Work to complete » Stop after the line containing "weeks = list(range(-9, 31))": print each line exactly from the first line of the listing up to that point.

Given data »

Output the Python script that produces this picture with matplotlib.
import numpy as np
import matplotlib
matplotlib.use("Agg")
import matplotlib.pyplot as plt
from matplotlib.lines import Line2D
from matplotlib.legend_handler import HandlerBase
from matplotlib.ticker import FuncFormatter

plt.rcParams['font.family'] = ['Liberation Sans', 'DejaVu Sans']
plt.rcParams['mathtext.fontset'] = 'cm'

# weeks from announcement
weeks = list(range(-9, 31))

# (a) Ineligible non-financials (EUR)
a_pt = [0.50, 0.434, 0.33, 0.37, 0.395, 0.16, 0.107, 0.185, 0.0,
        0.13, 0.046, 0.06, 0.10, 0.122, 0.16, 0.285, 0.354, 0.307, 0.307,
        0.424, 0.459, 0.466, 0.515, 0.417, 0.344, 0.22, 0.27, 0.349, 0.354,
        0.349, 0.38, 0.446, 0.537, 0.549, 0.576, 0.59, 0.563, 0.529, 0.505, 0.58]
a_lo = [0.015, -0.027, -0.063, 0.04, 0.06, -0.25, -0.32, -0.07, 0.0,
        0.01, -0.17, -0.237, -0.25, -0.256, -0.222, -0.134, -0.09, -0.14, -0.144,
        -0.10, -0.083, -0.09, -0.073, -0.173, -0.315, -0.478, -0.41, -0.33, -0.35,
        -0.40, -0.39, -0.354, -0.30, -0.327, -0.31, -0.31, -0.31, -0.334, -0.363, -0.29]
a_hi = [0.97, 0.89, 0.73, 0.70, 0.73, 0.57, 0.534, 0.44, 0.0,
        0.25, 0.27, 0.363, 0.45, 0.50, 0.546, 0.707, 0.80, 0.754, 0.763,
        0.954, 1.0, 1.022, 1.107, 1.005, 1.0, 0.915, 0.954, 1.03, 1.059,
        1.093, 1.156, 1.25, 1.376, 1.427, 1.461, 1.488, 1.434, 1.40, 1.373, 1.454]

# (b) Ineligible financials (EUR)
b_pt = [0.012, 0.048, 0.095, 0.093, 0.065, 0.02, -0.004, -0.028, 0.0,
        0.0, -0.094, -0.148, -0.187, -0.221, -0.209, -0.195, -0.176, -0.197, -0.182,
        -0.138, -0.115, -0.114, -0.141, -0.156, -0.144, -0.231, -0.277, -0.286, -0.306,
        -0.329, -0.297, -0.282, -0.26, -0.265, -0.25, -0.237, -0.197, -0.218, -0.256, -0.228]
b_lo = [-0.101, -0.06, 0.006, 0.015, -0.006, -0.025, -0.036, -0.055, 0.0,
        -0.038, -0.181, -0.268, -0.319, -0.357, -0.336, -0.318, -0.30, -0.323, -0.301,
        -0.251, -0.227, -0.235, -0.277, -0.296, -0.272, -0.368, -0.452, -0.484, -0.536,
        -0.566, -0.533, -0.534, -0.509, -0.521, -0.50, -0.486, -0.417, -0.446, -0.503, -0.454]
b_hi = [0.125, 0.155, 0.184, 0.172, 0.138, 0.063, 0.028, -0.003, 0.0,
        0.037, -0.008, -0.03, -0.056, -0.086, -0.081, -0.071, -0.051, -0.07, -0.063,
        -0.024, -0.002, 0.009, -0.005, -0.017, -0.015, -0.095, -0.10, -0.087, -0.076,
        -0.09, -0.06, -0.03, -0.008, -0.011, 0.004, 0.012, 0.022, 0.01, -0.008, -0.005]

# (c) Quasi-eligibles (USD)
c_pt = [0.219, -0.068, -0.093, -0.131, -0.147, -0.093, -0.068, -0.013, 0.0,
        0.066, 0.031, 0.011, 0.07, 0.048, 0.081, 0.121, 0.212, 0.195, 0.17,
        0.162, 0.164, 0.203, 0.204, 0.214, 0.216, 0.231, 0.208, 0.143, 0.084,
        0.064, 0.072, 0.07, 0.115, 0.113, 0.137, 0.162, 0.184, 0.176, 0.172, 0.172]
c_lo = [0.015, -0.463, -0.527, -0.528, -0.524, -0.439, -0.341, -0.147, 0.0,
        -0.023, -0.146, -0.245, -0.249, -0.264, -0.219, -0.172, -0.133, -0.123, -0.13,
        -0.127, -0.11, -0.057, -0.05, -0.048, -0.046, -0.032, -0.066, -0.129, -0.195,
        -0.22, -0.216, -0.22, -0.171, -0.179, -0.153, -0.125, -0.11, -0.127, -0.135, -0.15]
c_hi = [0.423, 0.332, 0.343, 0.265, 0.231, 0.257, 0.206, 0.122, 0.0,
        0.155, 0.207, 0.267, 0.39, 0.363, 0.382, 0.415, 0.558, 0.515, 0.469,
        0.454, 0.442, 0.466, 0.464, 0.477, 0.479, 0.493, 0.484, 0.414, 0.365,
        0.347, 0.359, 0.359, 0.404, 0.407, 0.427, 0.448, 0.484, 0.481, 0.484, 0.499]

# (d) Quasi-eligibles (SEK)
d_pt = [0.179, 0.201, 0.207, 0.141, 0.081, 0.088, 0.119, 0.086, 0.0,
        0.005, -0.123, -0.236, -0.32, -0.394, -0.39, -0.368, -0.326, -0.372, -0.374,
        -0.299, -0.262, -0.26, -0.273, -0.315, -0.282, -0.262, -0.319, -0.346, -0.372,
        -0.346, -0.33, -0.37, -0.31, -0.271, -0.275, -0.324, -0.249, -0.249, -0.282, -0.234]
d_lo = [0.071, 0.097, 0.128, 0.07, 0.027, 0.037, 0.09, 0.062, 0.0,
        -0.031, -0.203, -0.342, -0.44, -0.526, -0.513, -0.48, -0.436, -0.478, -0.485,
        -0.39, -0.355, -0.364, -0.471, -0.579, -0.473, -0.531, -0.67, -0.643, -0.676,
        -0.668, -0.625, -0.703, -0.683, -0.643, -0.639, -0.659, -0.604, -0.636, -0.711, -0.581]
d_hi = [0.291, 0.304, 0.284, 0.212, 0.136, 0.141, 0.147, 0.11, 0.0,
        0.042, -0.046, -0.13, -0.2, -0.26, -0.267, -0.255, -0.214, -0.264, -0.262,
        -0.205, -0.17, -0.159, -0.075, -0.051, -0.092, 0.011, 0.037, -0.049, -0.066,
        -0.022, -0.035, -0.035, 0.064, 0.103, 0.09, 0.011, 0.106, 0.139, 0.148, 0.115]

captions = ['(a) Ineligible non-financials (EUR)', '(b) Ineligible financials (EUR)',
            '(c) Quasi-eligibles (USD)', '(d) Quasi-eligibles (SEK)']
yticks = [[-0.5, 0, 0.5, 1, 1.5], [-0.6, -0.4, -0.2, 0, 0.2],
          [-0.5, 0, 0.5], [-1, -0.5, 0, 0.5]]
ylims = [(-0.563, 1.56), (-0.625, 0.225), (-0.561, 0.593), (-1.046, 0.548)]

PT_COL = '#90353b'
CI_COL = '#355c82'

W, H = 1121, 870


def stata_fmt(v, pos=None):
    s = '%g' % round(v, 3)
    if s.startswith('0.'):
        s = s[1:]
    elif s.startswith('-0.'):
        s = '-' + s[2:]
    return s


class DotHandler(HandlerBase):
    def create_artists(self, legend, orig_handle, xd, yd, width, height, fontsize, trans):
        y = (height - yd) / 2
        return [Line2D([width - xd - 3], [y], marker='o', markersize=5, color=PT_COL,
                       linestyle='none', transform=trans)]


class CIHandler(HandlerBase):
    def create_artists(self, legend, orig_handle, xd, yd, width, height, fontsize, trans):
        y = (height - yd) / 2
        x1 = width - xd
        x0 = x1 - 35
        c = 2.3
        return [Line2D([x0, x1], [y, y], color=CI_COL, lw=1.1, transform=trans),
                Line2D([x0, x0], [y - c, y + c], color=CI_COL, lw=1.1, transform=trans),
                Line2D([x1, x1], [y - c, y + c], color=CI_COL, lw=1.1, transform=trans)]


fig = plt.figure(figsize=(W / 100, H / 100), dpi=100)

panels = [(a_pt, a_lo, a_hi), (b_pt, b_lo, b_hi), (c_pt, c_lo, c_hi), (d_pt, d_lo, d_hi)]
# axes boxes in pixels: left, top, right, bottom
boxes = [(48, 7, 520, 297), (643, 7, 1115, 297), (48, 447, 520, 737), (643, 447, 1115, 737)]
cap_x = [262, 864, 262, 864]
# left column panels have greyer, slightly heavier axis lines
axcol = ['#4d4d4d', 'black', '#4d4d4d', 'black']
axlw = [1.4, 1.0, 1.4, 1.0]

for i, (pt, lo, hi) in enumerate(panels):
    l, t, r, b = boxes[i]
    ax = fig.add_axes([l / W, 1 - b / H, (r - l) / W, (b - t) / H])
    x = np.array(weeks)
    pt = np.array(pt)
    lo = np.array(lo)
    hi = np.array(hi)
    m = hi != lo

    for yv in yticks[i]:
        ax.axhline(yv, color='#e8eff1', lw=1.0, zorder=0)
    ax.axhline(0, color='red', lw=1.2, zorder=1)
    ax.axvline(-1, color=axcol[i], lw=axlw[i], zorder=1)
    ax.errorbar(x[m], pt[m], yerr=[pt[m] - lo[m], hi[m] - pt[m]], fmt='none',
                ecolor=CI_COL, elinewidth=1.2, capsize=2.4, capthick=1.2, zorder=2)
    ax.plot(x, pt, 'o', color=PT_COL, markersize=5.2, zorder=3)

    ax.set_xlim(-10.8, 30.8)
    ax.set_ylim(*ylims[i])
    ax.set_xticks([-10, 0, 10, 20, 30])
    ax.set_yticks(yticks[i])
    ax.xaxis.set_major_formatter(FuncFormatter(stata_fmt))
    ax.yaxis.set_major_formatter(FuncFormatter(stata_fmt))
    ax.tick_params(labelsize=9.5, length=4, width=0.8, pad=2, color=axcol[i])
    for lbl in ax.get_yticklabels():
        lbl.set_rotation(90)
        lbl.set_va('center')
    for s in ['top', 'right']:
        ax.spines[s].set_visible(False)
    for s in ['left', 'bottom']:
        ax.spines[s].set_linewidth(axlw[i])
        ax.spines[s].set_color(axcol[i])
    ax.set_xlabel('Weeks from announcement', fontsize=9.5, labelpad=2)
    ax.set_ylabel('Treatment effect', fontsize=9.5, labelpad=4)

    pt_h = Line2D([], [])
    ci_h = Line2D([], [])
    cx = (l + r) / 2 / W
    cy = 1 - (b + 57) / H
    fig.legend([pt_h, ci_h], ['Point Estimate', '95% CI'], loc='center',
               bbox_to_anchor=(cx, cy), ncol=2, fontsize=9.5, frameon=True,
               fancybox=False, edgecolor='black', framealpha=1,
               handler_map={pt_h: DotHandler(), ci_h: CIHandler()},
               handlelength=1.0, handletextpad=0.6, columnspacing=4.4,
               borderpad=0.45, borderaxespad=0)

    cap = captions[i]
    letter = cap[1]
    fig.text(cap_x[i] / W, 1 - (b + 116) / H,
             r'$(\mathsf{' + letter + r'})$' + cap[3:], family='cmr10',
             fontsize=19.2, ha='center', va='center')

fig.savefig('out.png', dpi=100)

Task response »
Output the Python script that produces this picture with matplotlib.
import numpy as np
import matplotlib
matplotlib.use("Agg")
import matplotlib.pyplot as plt
from matplotlib.lines import Line2D
from matplotlib.legend_handler import HandlerBase
from matplotlib.ticker import FuncFormatter

plt.rcParams['font.family'] = ['Liberation Sans', 'DejaVu Sans']
plt.rcParams['mathtext.fontset'] = 'cm'

# weeks from announcement
weeks = list(range(-9, 31))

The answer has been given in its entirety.